• **OBJECTIVE**: Leave out the pictures; transcribe all else exactly.

• **RECORDS FOR PROCESSING**:
┄┄┄┄┄┄
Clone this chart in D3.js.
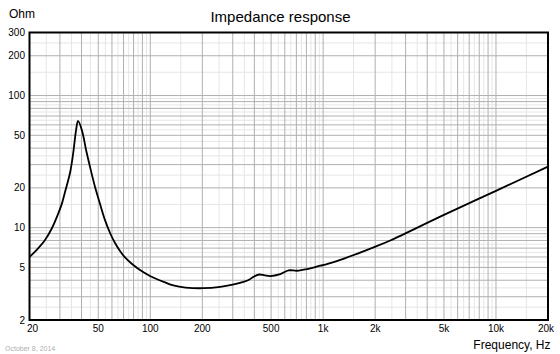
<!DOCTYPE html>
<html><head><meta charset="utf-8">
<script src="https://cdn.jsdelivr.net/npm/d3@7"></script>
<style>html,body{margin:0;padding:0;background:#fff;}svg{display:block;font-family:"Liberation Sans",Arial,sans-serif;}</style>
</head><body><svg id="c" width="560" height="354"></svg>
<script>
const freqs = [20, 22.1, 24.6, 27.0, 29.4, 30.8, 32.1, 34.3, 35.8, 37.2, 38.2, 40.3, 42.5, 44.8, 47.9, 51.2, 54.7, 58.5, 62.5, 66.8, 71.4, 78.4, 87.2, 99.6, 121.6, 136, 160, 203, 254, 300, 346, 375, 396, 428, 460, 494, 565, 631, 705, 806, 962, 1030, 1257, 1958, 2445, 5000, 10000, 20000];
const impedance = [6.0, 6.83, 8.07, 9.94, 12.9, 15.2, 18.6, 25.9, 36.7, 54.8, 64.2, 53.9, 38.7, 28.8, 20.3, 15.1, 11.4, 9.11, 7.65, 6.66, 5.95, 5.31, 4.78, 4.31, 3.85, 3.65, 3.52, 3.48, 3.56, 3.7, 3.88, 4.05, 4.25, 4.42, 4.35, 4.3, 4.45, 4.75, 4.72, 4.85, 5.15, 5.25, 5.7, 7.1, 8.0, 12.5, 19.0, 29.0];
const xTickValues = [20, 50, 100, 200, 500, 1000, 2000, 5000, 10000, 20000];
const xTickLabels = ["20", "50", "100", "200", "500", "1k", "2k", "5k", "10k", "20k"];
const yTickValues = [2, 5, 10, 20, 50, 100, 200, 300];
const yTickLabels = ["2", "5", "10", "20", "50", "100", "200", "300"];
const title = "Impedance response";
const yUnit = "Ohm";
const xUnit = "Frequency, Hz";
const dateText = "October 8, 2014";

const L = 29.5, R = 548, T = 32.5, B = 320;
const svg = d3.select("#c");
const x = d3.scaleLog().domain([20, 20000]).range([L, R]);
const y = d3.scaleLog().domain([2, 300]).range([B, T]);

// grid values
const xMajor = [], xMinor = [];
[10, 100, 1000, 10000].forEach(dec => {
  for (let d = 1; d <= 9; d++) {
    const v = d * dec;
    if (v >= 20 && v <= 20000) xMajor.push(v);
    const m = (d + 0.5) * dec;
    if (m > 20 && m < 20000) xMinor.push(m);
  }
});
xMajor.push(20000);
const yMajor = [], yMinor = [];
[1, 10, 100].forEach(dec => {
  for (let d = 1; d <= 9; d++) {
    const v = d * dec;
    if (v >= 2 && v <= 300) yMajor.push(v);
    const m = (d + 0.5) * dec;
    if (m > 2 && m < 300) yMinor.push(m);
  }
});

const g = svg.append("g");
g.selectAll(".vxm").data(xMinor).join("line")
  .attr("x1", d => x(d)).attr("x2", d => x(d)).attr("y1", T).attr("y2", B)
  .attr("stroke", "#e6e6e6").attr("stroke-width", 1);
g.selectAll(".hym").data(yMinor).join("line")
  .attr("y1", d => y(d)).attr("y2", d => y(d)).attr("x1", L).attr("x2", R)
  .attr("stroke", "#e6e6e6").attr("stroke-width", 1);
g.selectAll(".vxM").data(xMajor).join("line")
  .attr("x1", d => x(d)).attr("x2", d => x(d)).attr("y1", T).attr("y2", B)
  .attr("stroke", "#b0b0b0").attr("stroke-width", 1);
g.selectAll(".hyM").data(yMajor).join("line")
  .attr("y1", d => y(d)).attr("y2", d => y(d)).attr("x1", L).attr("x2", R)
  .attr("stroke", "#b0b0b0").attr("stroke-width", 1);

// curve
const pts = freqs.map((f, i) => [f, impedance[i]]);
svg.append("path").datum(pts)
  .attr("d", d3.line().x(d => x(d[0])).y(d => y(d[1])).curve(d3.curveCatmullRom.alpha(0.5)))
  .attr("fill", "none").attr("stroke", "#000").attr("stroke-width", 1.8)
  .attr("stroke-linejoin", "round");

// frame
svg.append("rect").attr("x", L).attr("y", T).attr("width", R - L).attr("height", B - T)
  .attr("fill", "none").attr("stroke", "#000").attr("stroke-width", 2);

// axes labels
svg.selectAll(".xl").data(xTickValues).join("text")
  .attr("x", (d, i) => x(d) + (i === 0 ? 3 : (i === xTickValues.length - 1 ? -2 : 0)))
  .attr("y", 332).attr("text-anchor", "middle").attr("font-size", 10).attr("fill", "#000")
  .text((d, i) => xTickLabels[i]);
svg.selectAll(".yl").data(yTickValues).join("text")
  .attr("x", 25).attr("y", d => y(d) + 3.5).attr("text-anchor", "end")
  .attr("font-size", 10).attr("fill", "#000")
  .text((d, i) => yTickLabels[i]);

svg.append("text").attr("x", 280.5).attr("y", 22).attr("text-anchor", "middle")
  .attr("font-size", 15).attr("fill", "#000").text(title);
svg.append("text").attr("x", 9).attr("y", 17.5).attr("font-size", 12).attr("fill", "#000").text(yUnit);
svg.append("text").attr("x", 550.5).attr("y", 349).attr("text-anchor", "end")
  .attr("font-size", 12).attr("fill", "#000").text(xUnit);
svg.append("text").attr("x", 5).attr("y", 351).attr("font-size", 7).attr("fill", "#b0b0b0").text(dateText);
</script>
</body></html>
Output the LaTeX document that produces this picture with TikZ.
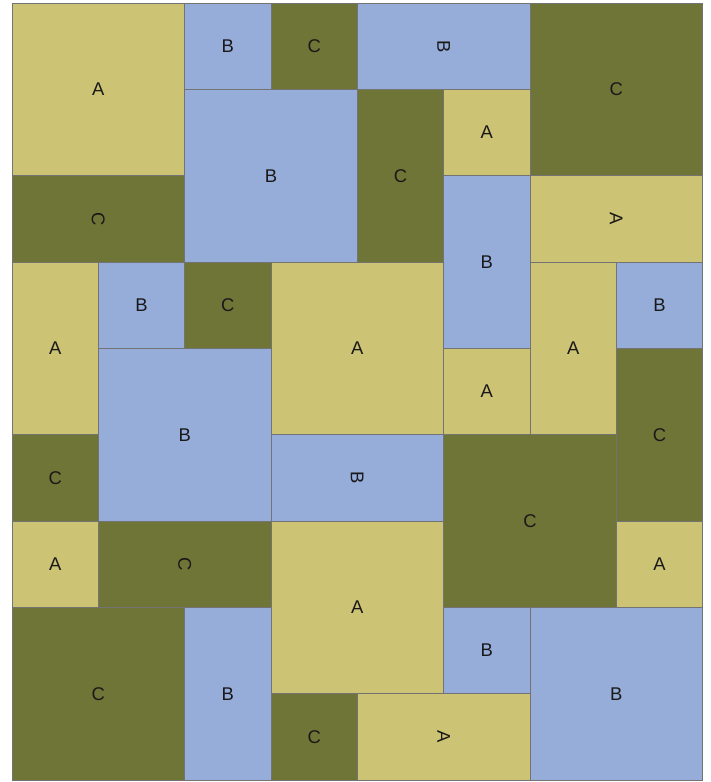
┄┄┄┄┄┄
• **TASK RESULT**:
Clone this chart in D3.js.
<!DOCTYPE html>
<html><head><meta charset="utf-8">
<script src="https://cdn.jsdelivr.net/npm/d3@7"></script>
<style>html,body{margin:0;padding:0;background:#fff;}svg{display:block;font-family:"Liberation Sans",Arial,sans-serif;}</style>
</head><body><svg id="c" width="560" height="354"></svg>
<script>
const freqs = [20, 22.1, 24.6, 27.0, 29.4, 30.8, 32.1, 34.3, 35.8, 37.2, 38.2, 40.3, 42.5, 44.8, 47.9, 51.2, 54.7, 58.5, 62.5, 66.8, 71.4, 78.4, 87.2, 99.6, 121.6, 136, 160, 203, 254, 300, 346, 375, 396, 428, 460, 494, 565, 631, 705, 806, 962, 1030, 1257, 1958, 2445, 5000, 10000, 20000];
const impedance = [6.0, 6.83, 8.07, 9.94, 12.9, 15.2, 18.6, 25.9, 36.7, 54.8, 64.2, 53.9, 38.7, 28.8, 20.3, 15.1, 11.4, 9.11, 7.65, 6.66, 5.95, 5.31, 4.78, 4.31, 3.85, 3.65, 3.52, 3.48, 3.56, 3.7, 3.88, 4.05, 4.25, 4.42, 4.35, 4.3, 4.45, 4.75, 4.72, 4.85, 5.15, 5.25, 5.7, 7.1, 8.0, 12.5, 19.0, 29.0];
const xTickValues = [20, 50, 100, 200, 500, 1000, 2000, 5000, 10000, 20000];
const xTickLabels = ["20", "50", "100", "200", "500", "1k", "2k", "5k", "10k", "20k"];
const yTickValues = [2, 5, 10, 20, 50, 100, 200, 300];
const yTickLabels = ["2", "5", "10", "20", "50", "100", "200", "300"];
const title = "Impedance response";
const yUnit = "Ohm";
const xUnit = "Frequency, Hz";
const dateText = "October 8, 2014";

const L = 29.5, R = 548, T = 32.5, B = 320;
const svg = d3.select("#c");
const x = d3.scaleLog().domain([20, 20000]).range([L, R]);
const y = d3.scaleLog().domain([2, 300]).range([B, T]);

// grid values
const xMajor = [], xMinor = [];
[10, 100, 1000, 10000].forEach(dec => {
  for (let d = 1; d <= 9; d++) {
    const v = d * dec;
    if (v >= 20 && v <= 20000) xMajor.push(v);
    const m = (d + 0.5) * dec;
    if (m > 20 && m < 20000) xMinor.push(m);
  }
});
xMajor.push(20000);
const yMajor = [], yMinor = [];
[1, 10, 100].forEach(dec => {
  for (let d = 1; d <= 9; d++) {
    const v = d * dec;
    if (v >= 2 && v <= 300) yMajor.push(v);
    const m = (d + 0.5) * dec;
    if (m > 2 && m < 300) yMinor.push(m);
  }
});

const g = svg.append("g");
g.selectAll(".vxm").data(xMinor).join("line")
  .attr("x1", d => x(d)).attr("x2", d => x(d)).attr("y1", T).attr("y2", B)
  .attr("stroke", "#e6e6e6").attr("stroke-width", 1);
g.selectAll(".hym").data(yMinor).join("line")
  .attr("y1", d => y(d)).attr("y2", d => y(d)).attr("x1", L).attr("x2", R)
  .attr("stroke", "#e6e6e6").attr("stroke-width", 1);
g.selectAll(".vxM").data(xMajor).join("line")
  .attr("x1", d => x(d)).attr("x2", d => x(d)).attr("y1", T).attr("y2", B)
  .attr("stroke", "#b0b0b0").attr("stroke-width", 1);
g.selectAll(".hyM").data(yMajor).join("line")
  .attr("y1", d => y(d)).attr("y2", d => y(d)).attr("x1", L).attr("x2", R)
  .attr("stroke", "#b0b0b0").attr("stroke-width", 1);

// curve
const pts = freqs.map((f, i) => [f, impedance[i]]);
svg.append("path").datum(pts)
  .attr("d", d3.line().x(d => x(d[0])).y(d => y(d[1])).curve(d3.curveCatmullRom.alpha(0.5)))
  .attr("fill", "none").attr("stroke", "#000").attr("stroke-width", 1.8)
  .attr("stroke-linejoin", "round");

// frame
svg.append("rect").attr("x", L).attr("y", T).attr("width", R - L).attr("height", B - T)
  .attr("fill", "none").attr("stroke", "#000").attr("stroke-width", 2);

// axes labels
svg.selectAll(".xl").data(xTickValues).join("text")
  .attr("x", (d, i) => x(d) + (i === 0 ? 3 : (i === xTickValues.length - 1 ? -2 : 0)))
  .attr("y", 332).attr("text-anchor", "middle").attr("font-size", 10).attr("fill", "#000")
  .text((d, i) => xTickLabels[i]);
svg.selectAll(".yl").data(yTickValues).join("text")
  .attr("x", 25).attr("y", d => y(d) + 3.5).attr("text-anchor", "end")
  .attr("font-size", 10).attr("fill", "#000")
  .text((d, i) => yTickLabels[i]);

svg.append("text").attr("x", 280.5).attr("y", 22).attr("text-anchor", "middle")
  .attr("font-size", 15).attr("fill", "#000").text(title);
svg.append("text").attr("x", 9).attr("y", 17.5).attr("font-size", 12).attr("fill", "#000").text(yUnit);
svg.append("text").attr("x", 550.5).attr("y", 349).attr("text-anchor", "end")
  .attr("font-size", 12).attr("fill", "#000").text(xUnit);
svg.append("text").attr("x", 5).attr("y", 351).attr("font-size", 7).attr("fill", "#b0b0b0").text(dateText);
</script>
</body></html>
Output the LaTeX document that produces this picture with TikZ.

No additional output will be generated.